** BEGIN **

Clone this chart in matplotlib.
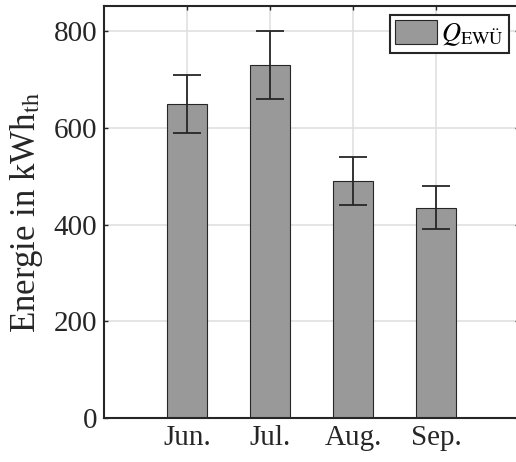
import matplotlib
matplotlib.use('Agg')
import matplotlib.pyplot as plt
import numpy as np

# Daten
monate = ['Jun.', 'Jul.', 'Aug.', 'Sep.']
energie = [650, 730, 490, 435]
fehler_unten = [60, 70, 50, 45]
fehler_oben = [60, 70, 50, 45]

plt.rcParams['font.family'] = 'Liberation Serif'
plt.rcParams['mathtext.fontset'] = 'stix'

fig = plt.figure(figsize=(5.16, 4.62), dpi=100)
ax = fig.add_axes([104/516, 44/462, 415/516, 412/462])

x = np.arange(1, len(monate) + 1)
ax.bar(x, energie, width=0.47, color='#999999', edgecolor='#262626',
       linewidth=0.8, label=r'$Q_\mathrm{EWÜ}$', zorder=2)
ax.errorbar(x, energie, yerr=[fehler_unten, fehler_oben], fmt='none',
            ecolor='#262626', elinewidth=1.3, capsize=10, capthick=1.3, zorder=3)

ax.set_xlim(0, 5)
ax.set_ylim(0, 852)
ax.set_xticks(x)
ax.set_xticklabels(monate)
ax.set_yticks([0, 200, 400, 600, 800])
ax.grid(True, color='#e0e0e0', linewidth=1.2, zorder=0)
ax.set_axisbelow(True)
ax.tick_params(direction='in', top=True, right=True, length=3, width=1,
               labelsize=21, color='#262626', labelcolor='#262626', pad=5)
for s in ax.spines.values():
    s.set_linewidth(1.5)
    s.set_color('#262626')
ax.set_ylabel(r'Energie in kWh$_\mathrm{th}$', fontsize=25, color='#262626',
              labelpad=6)

leg = ax.legend(loc='upper right', bbox_to_anchor=(0.976, 0.978), fontsize=19,
                fancybox=False, framealpha=1, edgecolor='#262626',
                handlelength=1.6, handleheight=1.0, handletextpad=0.15,
                borderpad=0.2, borderaxespad=0)
leg.get_frame().set_linewidth(1.5)

fig.savefig('out.png', dpi=100)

** END **

**Job:**
Quote everything in the listing above exactly; pictures are the only thing to omit.

**Task result:**
Clone this chart in matplotlib.
import matplotlib
matplotlib.use('Agg')
import matplotlib.pyplot as plt
import numpy as np

# Daten
monate = ['Jun.', 'Jul.', 'Aug.', 'Sep.']
energie = [650, 730, 490, 435]
fehler_unten = [60, 70, 50, 45]
fehler_oben = [60, 70, 50, 45]

plt.rcParams['font.family'] = 'Liberation Serif'
plt.rcParams['mathtext.fontset'] = 'stix'

fig = plt.figure(figsize=(5.16, 4.62), dpi=100)
ax = fig.add_axes([104/516, 44/462, 415/516, 412/462])

x = np.arange(1, len(monate) + 1)
ax.bar(x, energie, width=0.47, color='#999999', edgecolor='#262626',
       linewidth=0.8, label=r'$Q_\mathrm{EWÜ}$', zorder=2)
ax.errorbar(x, energie, yerr=[fehler_unten, fehler_oben], fmt='none',
            ecolor='#262626', elinewidth=1.3, capsize=10, capthick=1.3, zorder=3)

ax.set_xlim(0, 5)
ax.set_ylim(0, 852)
ax.set_xticks(x)
ax.set_xticklabels(monate)
ax.set_yticks([0, 200, 400, 600, 800])
ax.grid(True, color='#e0e0e0', linewidth=1.2, zorder=0)
ax.set_axisbelow(True)
ax.tick_params(direction='in', top=True, right=True, length=3, width=1,
               labelsize=21, color='#262626', labelcolor='#262626', pad=5)
for s in ax.spines.values():
    s.set_linewidth(1.5)
    s.set_color('#262626')
ax.set_ylabel(r'Energie in kWh$_\mathrm{th}$', fontsize=25, color='#262626',
              labelpad=6)

leg = ax.legend(loc='upper right', bbox_to_anchor=(0.976, 0.978), fontsize=19,
                fancybox=False, framealpha=1, edgecolor='#262626',
                handlelength=1.6, handleheight=1.0, handletextpad=0.15,
                borderpad=0.2, borderaxespad=0)
leg.get_frame().set_linewidth(1.5)

fig.savefig('out.png', dpi=100)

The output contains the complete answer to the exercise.